Beberapa hari kemudian, sang murid pun mendatangi gurunya dan berdiskusi tentang ilmu dan pengetahuan yang dimilikinya. Perlahan namun pasti al-Kindi akhirnya memahami kebenaran dan mengetahui bahwa perkataan muridnya tersebut bukan berasal dari dirinya sendiri tapi dari pribadi suci seperti Imam Hasan Askari. Setelah diskusi tersebut al-Kindi akhirnya bertobat dan membakar bukunya.
Imam Hasan Askari mendidik dengan tekun sahabat dan pengikutnya serta menekankan kepada mereka untuk jujur, membersihkan diri dan beramal saleh. Hal ini beliau lakukan demi menjaga ajaran suci Islam.
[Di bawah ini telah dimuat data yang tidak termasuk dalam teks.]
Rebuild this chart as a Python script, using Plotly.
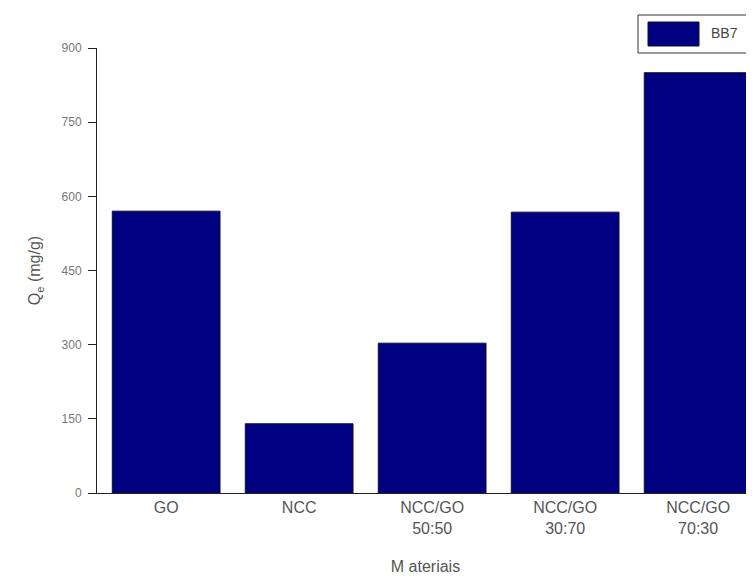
import plotly.graph_objects as go

categories = ["GO", "NCC", "NCC/GO<br>50:50", "NCC/GO<br>30:70", "NCC/GO<br>70:30"]
values = [570, 140, 303, 568, 850]
series_name = "BB7"
y_ticks = [0, 150, 300, 450, 600, 750, 900]

# page body has an 8px default margin; size the figure so the page is 754x576
W, H = 746, 568
L, T, B = 89, 40, 83
PW, PH = W - L, H - T - B  # plot area size (657 x 445)


def px_x(x):  # window pixel -> paper x
    return (x - 8 - L) / PW


def px_y(y):  # window pixel -> paper y
    return (H - B - (y - 8)) / PH


fig = go.Figure()
fig.add_trace(go.Bar(
    x=list(range(len(categories))), y=values, name=series_name,
    width=0.81,
    marker=dict(color="#000080", line=dict(color="#101030", width=1)),
    showlegend=False,
))

fig.update_layout(
    width=W, height=H,
    margin=dict(l=L, r=0, t=T, b=B),
    paper_bgcolor="white", plot_bgcolor="white",
    font=dict(family="Liberation Sans, Arial, sans-serif", color="#444"),
    xaxis=dict(
        range=[-0.52, 4.42],
        tickmode="array", tickvals=list(range(len(categories))), ticktext=categories,
        showline=True, linecolor="#222", linewidth=1,
        ticks="", showgrid=False, zeroline=False,
        tickfont=dict(size=16, color="#555"),
        title=dict(text="M ateriais", font=dict(size=16, color="#555"), standoff=24),
    ),
    yaxis=dict(
        range=[0, 900],
        tickmode="array", tickvals=y_ticks,
        showline=True, linecolor="#222", linewidth=1,
        ticks="outside", ticklen=8, tickcolor="#222",
        ticklabelstandoff=4,
        showgrid=False, zeroline=False,
        tickfont=dict(size=12, color="#777"),
        title=dict(text="Q<sub>e</sub> (mg/g)", font=dict(size=16, color="#555"), standoff=16),
    ),
)

# legend box (drawn manually to match the large swatch)
fig.add_shape(type="rect", xref="paper", yref="paper",
              x0=px_x(638), x1=px_x(770),
              y0=px_y(53), y1=px_y(15),
              line=dict(color="#333", width=1), fillcolor="white")
fig.add_shape(type="rect", xref="paper", yref="paper",
              x0=px_x(648), x1=px_x(699),
              y0=px_y(46), y1=px_y(22),
              line=dict(color="#101030", width=1), fillcolor="#000080")
fig.add_annotation(xref="paper", yref="paper",
                   x=px_x(709), y=px_y(33),
                   xanchor="left", yanchor="middle", showarrow=False,
                   text=series_name, font=dict(size=14, color="#444"))

fig.write_html("out.html")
Imam menyadari sepenuhnya usaha memperdalam dan menyebarkan ajaran Islam terletak pada penerapan nilai-nilai Islam itu sendiri. Karena ketika iman dan amal saling berhubungan dengan kokoh maka pengaruhnya pun semakin kuat. Oleh karena itu, beliau menekankan kepada pengikutnya untuk mengoreksi diri dan tidak memandang remeh dosa.
Salah satu ajaran akhlak dan bimbingan Imam Hasan Askari dapat kita temukan dalam sebuah jawaban beliau kepada Abu Hasyim. Abu Hasyim berkata, “Suatu hari saya tengah bermunajat kepada Allah Swt dan meminta untuk digolongkan ke dalam hamba-hamba-Nya yang ikhlas. Saat itu Imam mengetahui keadaanku dan langsung bersabda, Wahai Abu Hasyim ! kamu berada dalam kelompok-Nya karena kamu mengimani-Nya dan utusan-Nya. Kamu mengenal dengan baik para kekasih Allah dan mengikutinya. Maka kabar gembira bagi kamu wahai Abu Hasyim.”
Ketika itu, Imam Hasan Askari berargumentasi dengan ayat 56 surat al-Maidah dan berkata, “Mereka yang menerima kepemimpinan dan wilayah Allah serta Rasul-Nya telah digolongkan ke dalam kelompok-Nya. Sejatinya Imam menekankan bahwa secara praktis manusia harus patuh terhadap Allah dan Rasul-Nya serta mendahulukan perintah-Nya dari kepentingan pribadi.”